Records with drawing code
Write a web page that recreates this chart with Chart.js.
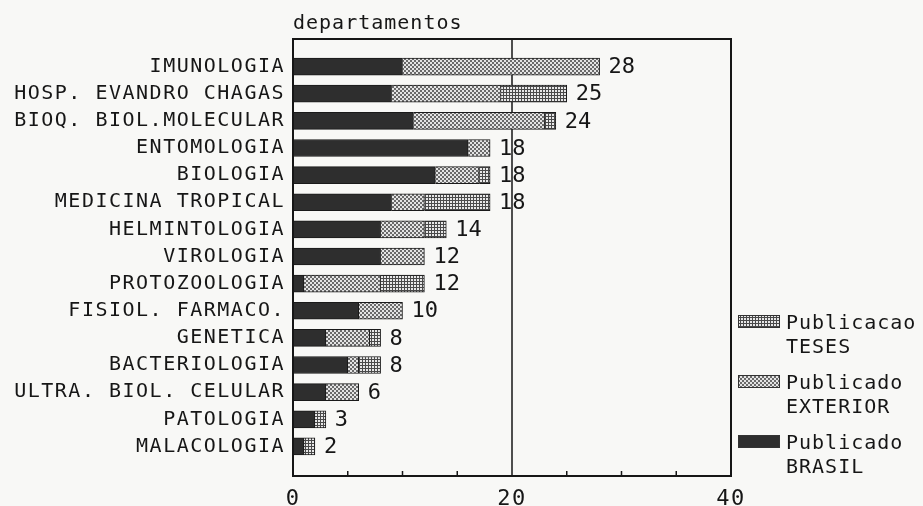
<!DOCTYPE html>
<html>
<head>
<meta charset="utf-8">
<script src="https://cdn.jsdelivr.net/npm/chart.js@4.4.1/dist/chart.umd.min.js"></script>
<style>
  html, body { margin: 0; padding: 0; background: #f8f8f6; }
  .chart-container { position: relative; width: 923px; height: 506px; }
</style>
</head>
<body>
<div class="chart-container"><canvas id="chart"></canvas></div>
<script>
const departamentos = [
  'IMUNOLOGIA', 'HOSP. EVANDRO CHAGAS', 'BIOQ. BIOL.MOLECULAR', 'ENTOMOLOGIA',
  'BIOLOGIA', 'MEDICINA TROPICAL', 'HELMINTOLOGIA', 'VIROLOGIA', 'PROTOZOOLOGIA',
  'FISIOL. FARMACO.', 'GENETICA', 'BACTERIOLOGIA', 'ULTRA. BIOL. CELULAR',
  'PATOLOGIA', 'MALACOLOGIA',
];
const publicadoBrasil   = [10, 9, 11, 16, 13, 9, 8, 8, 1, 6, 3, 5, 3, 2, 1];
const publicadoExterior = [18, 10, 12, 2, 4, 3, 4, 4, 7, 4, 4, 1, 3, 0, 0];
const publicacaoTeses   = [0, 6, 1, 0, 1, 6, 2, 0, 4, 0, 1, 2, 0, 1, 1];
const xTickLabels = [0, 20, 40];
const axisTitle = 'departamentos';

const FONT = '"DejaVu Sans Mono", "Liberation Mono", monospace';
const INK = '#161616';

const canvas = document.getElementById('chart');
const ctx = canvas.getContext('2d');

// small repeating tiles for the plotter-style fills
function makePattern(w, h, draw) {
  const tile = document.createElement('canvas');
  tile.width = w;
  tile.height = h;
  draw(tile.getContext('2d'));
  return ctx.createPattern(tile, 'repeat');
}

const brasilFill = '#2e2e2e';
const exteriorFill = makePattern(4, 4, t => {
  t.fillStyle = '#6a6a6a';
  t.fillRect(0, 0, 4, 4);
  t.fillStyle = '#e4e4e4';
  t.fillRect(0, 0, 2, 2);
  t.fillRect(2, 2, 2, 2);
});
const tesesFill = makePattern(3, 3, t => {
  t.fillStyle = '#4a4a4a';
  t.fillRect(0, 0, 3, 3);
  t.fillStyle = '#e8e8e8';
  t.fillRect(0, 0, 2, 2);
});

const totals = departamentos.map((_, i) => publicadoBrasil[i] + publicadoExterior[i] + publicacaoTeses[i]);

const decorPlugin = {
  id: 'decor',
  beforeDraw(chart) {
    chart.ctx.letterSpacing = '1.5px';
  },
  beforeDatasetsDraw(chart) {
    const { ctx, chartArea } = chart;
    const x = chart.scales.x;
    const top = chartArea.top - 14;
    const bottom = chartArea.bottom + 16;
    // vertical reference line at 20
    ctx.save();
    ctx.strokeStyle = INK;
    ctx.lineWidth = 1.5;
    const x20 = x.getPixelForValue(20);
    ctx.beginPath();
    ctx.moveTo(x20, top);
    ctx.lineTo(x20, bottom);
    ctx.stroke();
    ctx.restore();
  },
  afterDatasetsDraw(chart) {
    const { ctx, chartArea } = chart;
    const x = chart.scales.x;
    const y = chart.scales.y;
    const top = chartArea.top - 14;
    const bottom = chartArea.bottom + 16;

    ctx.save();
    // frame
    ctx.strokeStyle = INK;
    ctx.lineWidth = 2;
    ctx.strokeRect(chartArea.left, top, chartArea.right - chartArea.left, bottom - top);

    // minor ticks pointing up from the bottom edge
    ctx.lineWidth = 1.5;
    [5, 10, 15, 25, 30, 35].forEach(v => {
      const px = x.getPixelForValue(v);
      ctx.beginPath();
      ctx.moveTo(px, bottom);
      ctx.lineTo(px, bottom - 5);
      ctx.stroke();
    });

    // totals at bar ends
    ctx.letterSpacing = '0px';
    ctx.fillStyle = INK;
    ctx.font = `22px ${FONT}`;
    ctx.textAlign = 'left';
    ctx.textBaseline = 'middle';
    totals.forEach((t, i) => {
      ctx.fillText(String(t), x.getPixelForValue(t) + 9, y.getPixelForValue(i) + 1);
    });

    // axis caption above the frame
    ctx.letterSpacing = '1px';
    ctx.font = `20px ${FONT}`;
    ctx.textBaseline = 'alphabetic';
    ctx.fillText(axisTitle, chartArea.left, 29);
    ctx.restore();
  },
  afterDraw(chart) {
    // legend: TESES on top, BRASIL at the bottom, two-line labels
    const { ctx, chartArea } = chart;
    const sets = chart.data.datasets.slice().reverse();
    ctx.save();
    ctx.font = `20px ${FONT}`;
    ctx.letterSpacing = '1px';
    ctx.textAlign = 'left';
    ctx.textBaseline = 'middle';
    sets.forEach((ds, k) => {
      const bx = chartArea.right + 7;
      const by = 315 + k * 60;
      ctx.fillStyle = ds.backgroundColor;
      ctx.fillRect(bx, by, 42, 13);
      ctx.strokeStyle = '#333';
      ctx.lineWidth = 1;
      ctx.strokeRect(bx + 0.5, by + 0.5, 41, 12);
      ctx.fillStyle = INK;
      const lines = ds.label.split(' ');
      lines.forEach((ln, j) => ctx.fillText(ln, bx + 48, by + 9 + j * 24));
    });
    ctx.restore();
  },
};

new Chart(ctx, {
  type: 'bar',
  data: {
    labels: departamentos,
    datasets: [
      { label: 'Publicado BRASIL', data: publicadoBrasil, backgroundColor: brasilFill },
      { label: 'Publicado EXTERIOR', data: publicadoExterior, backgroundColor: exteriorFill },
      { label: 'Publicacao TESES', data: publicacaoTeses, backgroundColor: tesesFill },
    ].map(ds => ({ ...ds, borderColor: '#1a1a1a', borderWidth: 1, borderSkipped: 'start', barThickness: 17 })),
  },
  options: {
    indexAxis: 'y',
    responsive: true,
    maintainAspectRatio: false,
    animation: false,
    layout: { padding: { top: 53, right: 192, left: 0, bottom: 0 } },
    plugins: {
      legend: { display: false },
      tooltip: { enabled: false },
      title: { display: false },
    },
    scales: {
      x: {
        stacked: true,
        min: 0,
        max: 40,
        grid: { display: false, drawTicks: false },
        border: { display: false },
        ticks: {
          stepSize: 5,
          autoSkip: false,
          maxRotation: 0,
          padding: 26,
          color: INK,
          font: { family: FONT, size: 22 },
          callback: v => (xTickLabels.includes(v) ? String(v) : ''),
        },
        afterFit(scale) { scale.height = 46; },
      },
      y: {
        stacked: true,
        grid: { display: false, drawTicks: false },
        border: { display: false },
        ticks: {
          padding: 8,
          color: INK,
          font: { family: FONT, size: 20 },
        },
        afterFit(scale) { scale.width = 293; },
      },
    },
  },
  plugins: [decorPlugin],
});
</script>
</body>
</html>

...

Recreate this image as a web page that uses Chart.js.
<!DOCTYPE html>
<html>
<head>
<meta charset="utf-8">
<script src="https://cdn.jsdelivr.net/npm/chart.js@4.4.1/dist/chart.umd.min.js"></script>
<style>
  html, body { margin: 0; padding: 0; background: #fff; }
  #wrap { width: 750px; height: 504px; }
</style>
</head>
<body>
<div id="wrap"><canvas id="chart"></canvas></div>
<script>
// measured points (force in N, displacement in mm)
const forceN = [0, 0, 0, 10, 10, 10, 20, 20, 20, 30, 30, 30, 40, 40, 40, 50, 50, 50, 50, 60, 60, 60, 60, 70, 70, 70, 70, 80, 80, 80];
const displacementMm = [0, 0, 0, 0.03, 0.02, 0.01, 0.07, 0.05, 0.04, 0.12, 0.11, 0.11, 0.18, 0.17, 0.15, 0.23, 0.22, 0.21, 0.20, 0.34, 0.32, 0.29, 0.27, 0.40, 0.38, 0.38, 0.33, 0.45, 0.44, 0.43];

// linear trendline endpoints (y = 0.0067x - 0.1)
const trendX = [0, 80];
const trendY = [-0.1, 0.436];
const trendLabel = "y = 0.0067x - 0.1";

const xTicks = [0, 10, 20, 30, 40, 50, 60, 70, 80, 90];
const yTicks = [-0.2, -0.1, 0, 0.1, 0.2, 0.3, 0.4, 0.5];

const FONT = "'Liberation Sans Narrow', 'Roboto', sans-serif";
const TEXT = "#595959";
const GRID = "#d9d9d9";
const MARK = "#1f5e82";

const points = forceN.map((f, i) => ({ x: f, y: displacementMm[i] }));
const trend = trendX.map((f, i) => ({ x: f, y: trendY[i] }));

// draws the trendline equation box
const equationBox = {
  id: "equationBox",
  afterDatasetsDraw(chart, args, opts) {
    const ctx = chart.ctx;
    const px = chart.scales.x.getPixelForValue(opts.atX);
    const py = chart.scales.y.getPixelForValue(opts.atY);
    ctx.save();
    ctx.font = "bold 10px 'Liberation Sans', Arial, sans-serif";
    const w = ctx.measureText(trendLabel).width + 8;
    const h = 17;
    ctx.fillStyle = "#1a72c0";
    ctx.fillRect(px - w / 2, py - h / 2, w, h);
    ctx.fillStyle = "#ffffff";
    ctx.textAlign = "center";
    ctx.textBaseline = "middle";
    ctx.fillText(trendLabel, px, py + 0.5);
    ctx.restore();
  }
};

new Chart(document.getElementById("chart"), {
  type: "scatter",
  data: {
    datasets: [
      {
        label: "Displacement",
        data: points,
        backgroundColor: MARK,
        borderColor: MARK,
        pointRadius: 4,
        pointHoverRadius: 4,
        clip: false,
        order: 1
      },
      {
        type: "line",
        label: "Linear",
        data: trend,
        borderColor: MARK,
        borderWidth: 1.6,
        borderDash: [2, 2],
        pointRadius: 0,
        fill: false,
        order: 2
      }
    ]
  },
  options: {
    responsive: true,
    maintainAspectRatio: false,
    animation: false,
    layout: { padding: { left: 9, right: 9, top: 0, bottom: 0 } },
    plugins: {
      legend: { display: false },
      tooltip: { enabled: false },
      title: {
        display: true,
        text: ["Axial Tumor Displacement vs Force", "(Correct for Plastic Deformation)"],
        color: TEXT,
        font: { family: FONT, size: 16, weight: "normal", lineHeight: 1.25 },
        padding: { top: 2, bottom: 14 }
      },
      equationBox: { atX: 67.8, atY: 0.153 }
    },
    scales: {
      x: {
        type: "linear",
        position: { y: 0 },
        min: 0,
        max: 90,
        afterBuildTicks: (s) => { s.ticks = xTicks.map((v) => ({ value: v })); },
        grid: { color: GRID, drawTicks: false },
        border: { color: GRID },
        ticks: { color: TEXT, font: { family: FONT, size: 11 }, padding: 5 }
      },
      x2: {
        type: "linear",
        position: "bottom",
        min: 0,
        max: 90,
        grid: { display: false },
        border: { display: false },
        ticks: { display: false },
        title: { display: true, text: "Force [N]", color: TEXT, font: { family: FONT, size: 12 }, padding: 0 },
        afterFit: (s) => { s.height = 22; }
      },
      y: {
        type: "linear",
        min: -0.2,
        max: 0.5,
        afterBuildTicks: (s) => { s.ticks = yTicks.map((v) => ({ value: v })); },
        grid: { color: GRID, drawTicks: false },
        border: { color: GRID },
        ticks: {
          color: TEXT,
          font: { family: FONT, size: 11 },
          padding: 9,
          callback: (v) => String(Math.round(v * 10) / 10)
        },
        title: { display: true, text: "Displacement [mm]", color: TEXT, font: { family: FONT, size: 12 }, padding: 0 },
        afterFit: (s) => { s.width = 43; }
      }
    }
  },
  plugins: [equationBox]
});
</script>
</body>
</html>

- [Do this]: Copy only what runs above from the line containing "Write a web" through the line containing "const axisTitle = 'departamentos';", exactly. Leave out the pictures.

- [Output of the task]:
Write a web page that recreates this chart with Chart.js.
<!DOCTYPE html>
<html>
<head>
<meta charset="utf-8">
<script src="https://cdn.jsdelivr.net/npm/chart.js@4.4.1/dist/chart.umd.min.js"></script>
<style>
  html, body { margin: 0; padding: 0; background: #f8f8f6; }
  .chart-container { position: relative; width: 923px; height: 506px; }
</style>
</head>
<body>
<div class="chart-container"><canvas id="chart"></canvas></div>
<script>
const departamentos = [
  'IMUNOLOGIA', 'HOSP. EVANDRO CHAGAS', 'BIOQ. BIOL.MOLECULAR', 'ENTOMOLOGIA',
  'BIOLOGIA', 'MEDICINA TROPICAL', 'HELMINTOLOGIA', 'VIROLOGIA', 'PROTOZOOLOGIA',
  'FISIOL. FARMACO.', 'GENETICA', 'BACTERIOLOGIA', 'ULTRA. BIOL. CELULAR',
  'PATOLOGIA', 'MALACOLOGIA',
];
const publicadoBrasil   = [10, 9, 11, 16, 13, 9, 8, 8, 1, 6, 3, 5, 3, 2, 1];
const publicadoExterior = [18, 10, 12, 2, 4, 3, 4, 4, 7, 4, 4, 1, 3, 0, 0];
const publicacaoTeses   = [0, 6, 1, 0, 1, 6, 2, 0, 4, 0, 1, 2, 0, 1, 1];
const xTickLabels = [0, 20, 40];
const axisTitle = 'departamentos';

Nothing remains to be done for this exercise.